Hendren and Carter are thinking basically the same thing tactically.

It’s that Arkansas has an independen­t tradition. It’s that there are modern-day Rockefelle­r Republican­s and still-vibrant Beebe Democrats with no place to go in a race with a polarizing Sanders on one side and an anemic Democratic candidate stymied by associatio­n with national liberalism on the other.

It is arguable that, in a general election, Sanders could rely only on the hardened but declining Trump base, which might be 35 percent, and that the Democratic candidate could get to no higher than 35 percent.

That would leave an available starting point of 30 percent or so for Hendren or Carter as a third-way independen­t.

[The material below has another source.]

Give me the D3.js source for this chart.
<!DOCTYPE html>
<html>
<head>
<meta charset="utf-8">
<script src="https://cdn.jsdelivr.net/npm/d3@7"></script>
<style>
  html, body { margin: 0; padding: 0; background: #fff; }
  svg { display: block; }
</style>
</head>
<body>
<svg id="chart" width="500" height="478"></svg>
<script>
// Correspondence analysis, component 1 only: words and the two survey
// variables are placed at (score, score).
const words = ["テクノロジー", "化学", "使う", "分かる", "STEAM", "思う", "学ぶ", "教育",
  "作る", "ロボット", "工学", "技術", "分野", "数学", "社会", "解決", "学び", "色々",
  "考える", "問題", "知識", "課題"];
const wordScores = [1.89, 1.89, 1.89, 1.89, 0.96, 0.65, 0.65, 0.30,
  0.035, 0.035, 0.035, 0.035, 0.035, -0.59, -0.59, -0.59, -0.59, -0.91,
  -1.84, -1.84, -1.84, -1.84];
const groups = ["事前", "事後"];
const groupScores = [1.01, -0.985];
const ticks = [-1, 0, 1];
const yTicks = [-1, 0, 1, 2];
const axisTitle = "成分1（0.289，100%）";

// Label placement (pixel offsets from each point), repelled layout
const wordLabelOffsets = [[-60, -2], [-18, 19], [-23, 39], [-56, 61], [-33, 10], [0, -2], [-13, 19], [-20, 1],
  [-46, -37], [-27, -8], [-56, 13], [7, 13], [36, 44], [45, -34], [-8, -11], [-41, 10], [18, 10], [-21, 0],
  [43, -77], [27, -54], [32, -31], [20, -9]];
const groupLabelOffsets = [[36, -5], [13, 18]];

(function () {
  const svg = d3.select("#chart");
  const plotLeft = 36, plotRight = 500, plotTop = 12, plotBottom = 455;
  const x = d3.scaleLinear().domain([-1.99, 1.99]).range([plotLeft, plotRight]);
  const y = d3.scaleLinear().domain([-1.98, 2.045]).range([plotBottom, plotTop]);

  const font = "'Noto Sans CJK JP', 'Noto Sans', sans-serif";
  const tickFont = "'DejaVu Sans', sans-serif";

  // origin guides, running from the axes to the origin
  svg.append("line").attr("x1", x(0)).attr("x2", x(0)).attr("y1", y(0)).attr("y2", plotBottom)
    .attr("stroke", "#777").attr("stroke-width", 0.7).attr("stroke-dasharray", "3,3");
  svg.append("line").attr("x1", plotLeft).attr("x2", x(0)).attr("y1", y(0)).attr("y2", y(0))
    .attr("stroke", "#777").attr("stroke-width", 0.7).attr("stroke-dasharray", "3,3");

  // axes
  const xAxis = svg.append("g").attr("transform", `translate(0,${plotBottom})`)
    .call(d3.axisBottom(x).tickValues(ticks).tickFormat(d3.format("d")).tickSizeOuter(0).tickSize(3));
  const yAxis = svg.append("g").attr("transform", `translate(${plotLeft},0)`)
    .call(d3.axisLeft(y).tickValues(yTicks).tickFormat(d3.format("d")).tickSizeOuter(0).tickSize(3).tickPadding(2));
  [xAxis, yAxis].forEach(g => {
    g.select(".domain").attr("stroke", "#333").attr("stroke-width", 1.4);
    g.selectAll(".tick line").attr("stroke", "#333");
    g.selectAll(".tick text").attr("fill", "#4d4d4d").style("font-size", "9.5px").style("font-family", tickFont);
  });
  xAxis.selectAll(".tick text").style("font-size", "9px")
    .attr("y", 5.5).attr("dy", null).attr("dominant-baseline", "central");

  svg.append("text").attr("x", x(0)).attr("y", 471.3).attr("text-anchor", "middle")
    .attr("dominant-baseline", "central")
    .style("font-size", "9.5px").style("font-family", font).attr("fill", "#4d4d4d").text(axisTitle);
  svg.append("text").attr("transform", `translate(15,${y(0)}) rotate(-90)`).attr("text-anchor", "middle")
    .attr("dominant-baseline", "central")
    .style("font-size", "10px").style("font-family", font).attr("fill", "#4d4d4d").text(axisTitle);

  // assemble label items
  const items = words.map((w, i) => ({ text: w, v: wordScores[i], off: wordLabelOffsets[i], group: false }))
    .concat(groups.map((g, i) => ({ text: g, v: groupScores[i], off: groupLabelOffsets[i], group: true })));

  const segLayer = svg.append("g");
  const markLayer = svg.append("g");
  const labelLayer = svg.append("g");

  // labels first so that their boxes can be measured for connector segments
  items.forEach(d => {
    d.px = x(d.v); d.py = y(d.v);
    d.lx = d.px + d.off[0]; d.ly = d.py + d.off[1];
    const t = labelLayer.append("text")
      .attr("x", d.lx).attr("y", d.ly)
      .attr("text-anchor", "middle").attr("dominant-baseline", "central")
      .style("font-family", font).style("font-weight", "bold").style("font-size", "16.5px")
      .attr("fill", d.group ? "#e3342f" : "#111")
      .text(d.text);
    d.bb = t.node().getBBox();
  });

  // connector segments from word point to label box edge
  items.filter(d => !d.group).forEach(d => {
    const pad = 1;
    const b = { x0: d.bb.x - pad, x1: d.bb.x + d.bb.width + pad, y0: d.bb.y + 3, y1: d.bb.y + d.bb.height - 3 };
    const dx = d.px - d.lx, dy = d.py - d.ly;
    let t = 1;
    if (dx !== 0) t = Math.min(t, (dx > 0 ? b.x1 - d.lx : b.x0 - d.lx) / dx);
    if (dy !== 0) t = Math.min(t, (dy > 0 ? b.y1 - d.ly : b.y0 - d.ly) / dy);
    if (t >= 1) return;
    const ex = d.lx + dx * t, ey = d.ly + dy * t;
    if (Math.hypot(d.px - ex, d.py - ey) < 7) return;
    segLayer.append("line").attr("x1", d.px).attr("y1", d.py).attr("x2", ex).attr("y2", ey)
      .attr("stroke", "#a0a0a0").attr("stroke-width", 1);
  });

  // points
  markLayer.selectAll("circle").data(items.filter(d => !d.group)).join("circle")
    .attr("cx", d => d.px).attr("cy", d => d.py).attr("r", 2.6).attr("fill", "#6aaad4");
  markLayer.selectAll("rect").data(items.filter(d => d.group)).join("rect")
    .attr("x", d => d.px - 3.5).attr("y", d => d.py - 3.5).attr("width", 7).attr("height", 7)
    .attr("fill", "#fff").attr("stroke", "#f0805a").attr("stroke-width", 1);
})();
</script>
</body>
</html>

Both could rise from there with money. I have emails from Democrats saying that, because of the passion in their disdain for Sanders, they’d abandon their party and donate to Hendren or Carter—whichever—for a likelier shot at stopping her.

The likelihood of any Democrat being held to 35 percent or below is greater than that of Sanders being held that low in a state that gave 62 percent to Trump. But there is a theory that many of those in that 62 percent would have voted for a viable alternativ­e if they’d had one not burdened with a national Democratic Party they deem out of touch with the state.

It would be interestin­g to see if Hutchinson might endorse an independen­t Hendren and if Beebe might support an independen­t Carter.

The first step is for Hendren and Carter to put their egos into a big room and decide which of them, if either, it’s going to be.